— begin Data lines —
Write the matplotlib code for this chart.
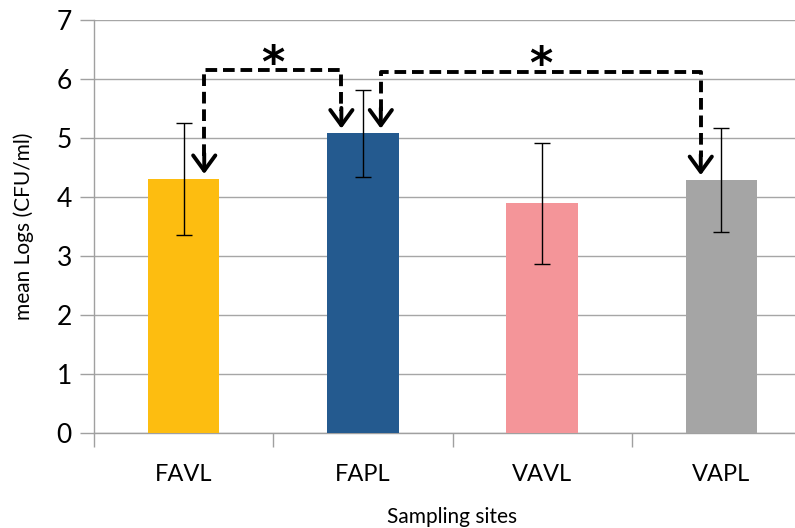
import matplotlib
matplotlib.use("Agg")
import matplotlib.pyplot as plt

categories = ["FAVL", "FAPL", "VAVL", "VAPL"]
means = [4.31, 5.08, 3.89, 4.29]
errors = [0.95, 0.74, 1.02, 0.88]
colors = ["#FDBD10", "#245A8F", "#F49599", "#A5A5A5"]
yticks = [0, 1, 2, 3, 4, 5, 6, 7]

plt.rcParams['font.family'] = ['Lato', 'DejaVu Sans']

fig = plt.figure(figsize=(7.95, 5.28), dpi=100)
W, H = 795, 528
left, right, top, bottom = 94, 811, 20, 433
ax = fig.add_axes([left / W, 1 - bottom / H, (right - left) / W, (bottom - top) / H])

x = list(range(len(categories)))
ax.bar(x, means, width=0.40, color=colors, zorder=3)
ax.errorbar(x, means, yerr=errors, fmt='none', ecolor='black', elinewidth=1,
            capsize=6, capthick=1, zorder=4)

ax.set_xlim(-0.5, 3.5)
ax.set_ylim(0, 7)
ax.set_yticks(yticks)
ax.set_yticklabels([str(t) for t in yticks], fontsize=19)
ax.set_xticks(x)
ax.set_xticklabels(categories, fontsize=17)
ax.set_xticks([-0.5, 0.5, 1.5, 2.5, 3.5], minor=True)
ax.tick_params(axis='x', which='major', length=0, pad=22)
ax.tick_params(axis='x', which='minor', length=10, color='#A0A0A0', width=1)
ax.tick_params(axis='y', length=10, color='#A0A0A0', width=1, pad=6)
ax.grid(axis='y', color='#A6A6A6', linewidth=1, zorder=0)
for s in ['top', 'right']:
    ax.spines[s].set_visible(False)
for s in ['left', 'bottom']:
    ax.spines[s].set_color('#A0A0A0')
    ax.spines[s].set_linewidth(1)

ax.set_ylabel("mean Logs (CFU/ml)", fontsize=15, labelpad=16)
ax.set_xlabel("Sampling sites", fontsize=15, labelpad=16)


def bracket(i, j, xi, xj, ybar, ystar):
    # xi, xj: horizontal offsets from bar centres
    x1 = i + xi
    x2 = j + xj
    y1 = means[i] + 0.08
    y2 = means[j] + 0.08
    ax.plot([x1, x1, x2, x2], [y1 + 0.3, ybar, ybar, y2 + 0.3], color='black',
            linestyle=(0, (3, 1.5)), linewidth=2.8, zorder=6, solid_capstyle='butt')
    for xx, yy in ((x1, y1), (x2, y2)):
        ax.annotate("", xy=(xx, yy), xytext=(xx, yy + 0.35),
                    arrowprops=dict(arrowstyle="->,head_length=1.1,head_width=0.8",
                                    color='black', lw=2.8, shrinkA=0, shrinkB=0),
                    zorder=7)
    ax.text((x1 + x2) / 2, ystar, "*", ha='center', va='center',
            fontsize=32, fontweight='bold', zorder=7, family='DejaVu Sans')


bracket(0, 1, 0.115, -0.12, 6.15, 6.25)
bracket(1, 3, 0.10, -0.115, 6.12, 6.23)

fig.savefig("out.png", dpi=100)
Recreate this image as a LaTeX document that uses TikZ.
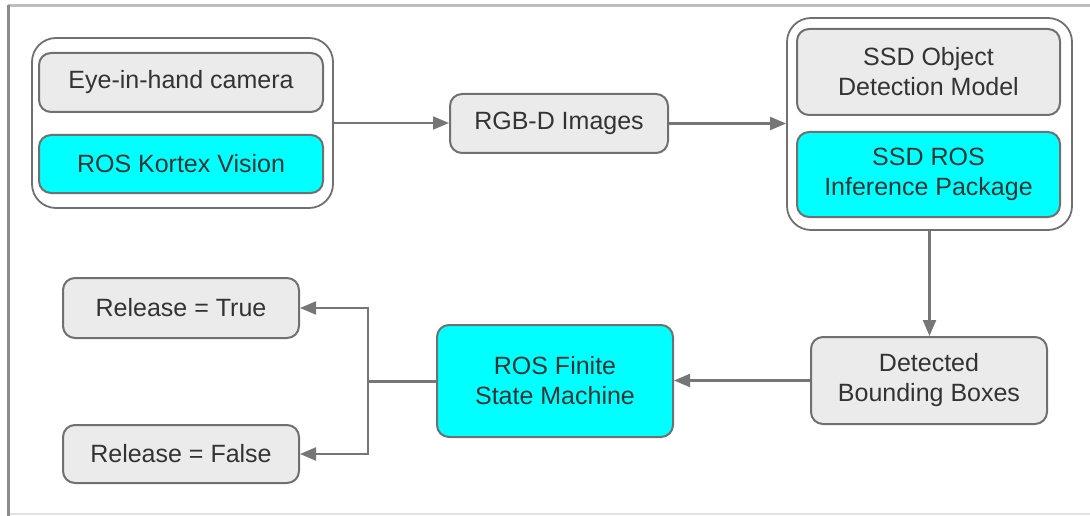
— end Data lines —
#### [Stated task]
Send back the data above word for word, with the pictures left out.

#### [Correct output]
Write the matplotlib code for this chart.
import matplotlib
matplotlib.use("Agg")
import matplotlib.pyplot as plt

categories = ["FAVL", "FAPL", "VAVL", "VAPL"]
means = [4.31, 5.08, 3.89, 4.29]
errors = [0.95, 0.74, 1.02, 0.88]
colors = ["#FDBD10", "#245A8F", "#F49599", "#A5A5A5"]
yticks = [0, 1, 2, 3, 4, 5, 6, 7]

plt.rcParams['font.family'] = ['Lato', 'DejaVu Sans']

fig = plt.figure(figsize=(7.95, 5.28), dpi=100)
W, H = 795, 528
left, right, top, bottom = 94, 811, 20, 433
ax = fig.add_axes([left / W, 1 - bottom / H, (right - left) / W, (bottom - top) / H])

x = list(range(len(categories)))
ax.bar(x, means, width=0.40, color=colors, zorder=3)
ax.errorbar(x, means, yerr=errors, fmt='none', ecolor='black', elinewidth=1,
            capsize=6, capthick=1, zorder=4)

ax.set_xlim(-0.5, 3.5)
ax.set_ylim(0, 7)
ax.set_yticks(yticks)
ax.set_yticklabels([str(t) for t in yticks], fontsize=19)
ax.set_xticks(x)
ax.set_xticklabels(categories, fontsize=17)
ax.set_xticks([-0.5, 0.5, 1.5, 2.5, 3.5], minor=True)
ax.tick_params(axis='x', which='major', length=0, pad=22)
ax.tick_params(axis='x', which='minor', length=10, color='#A0A0A0', width=1)
ax.tick_params(axis='y', length=10, color='#A0A0A0', width=1, pad=6)
ax.grid(axis='y', color='#A6A6A6', linewidth=1, zorder=0)
for s in ['top', 'right']:
    ax.spines[s].set_visible(False)
for s in ['left', 'bottom']:
    ax.spines[s].set_color('#A0A0A0')
    ax.spines[s].set_linewidth(1)

ax.set_ylabel("mean Logs (CFU/ml)", fontsize=15, labelpad=16)
ax.set_xlabel("Sampling sites", fontsize=15, labelpad=16)


def bracket(i, j, xi, xj, ybar, ystar):
    # xi, xj: horizontal offsets from bar centres
    x1 = i + xi
    x2 = j + xj
    y1 = means[i] + 0.08
    y2 = means[j] + 0.08
    ax.plot([x1, x1, x2, x2], [y1 + 0.3, ybar, ybar, y2 + 0.3], color='black',
            linestyle=(0, (3, 1.5)), linewidth=2.8, zorder=6, solid_capstyle='butt')
    for xx, yy in ((x1, y1), (x2, y2)):
        ax.annotate("", xy=(xx, yy), xytext=(xx, yy + 0.35),
                    arrowprops=dict(arrowstyle="->,head_length=1.1,head_width=0.8",
                                    color='black', lw=2.8, shrinkA=0, shrinkB=0),
                    zorder=7)
    ax.text((x1 + x2) / 2, ystar, "*", ha='center', va='center',
            fontsize=32, fontweight='bold', zorder=7, family='DejaVu Sans')


bracket(0, 1, 0.115, -0.12, 6.15, 6.25)
bracket(1, 3, 0.10, -0.115, 6.12, 6.23)

fig.savefig("out.png", dpi=100)
Recreate this image as a LaTeX document that uses TikZ.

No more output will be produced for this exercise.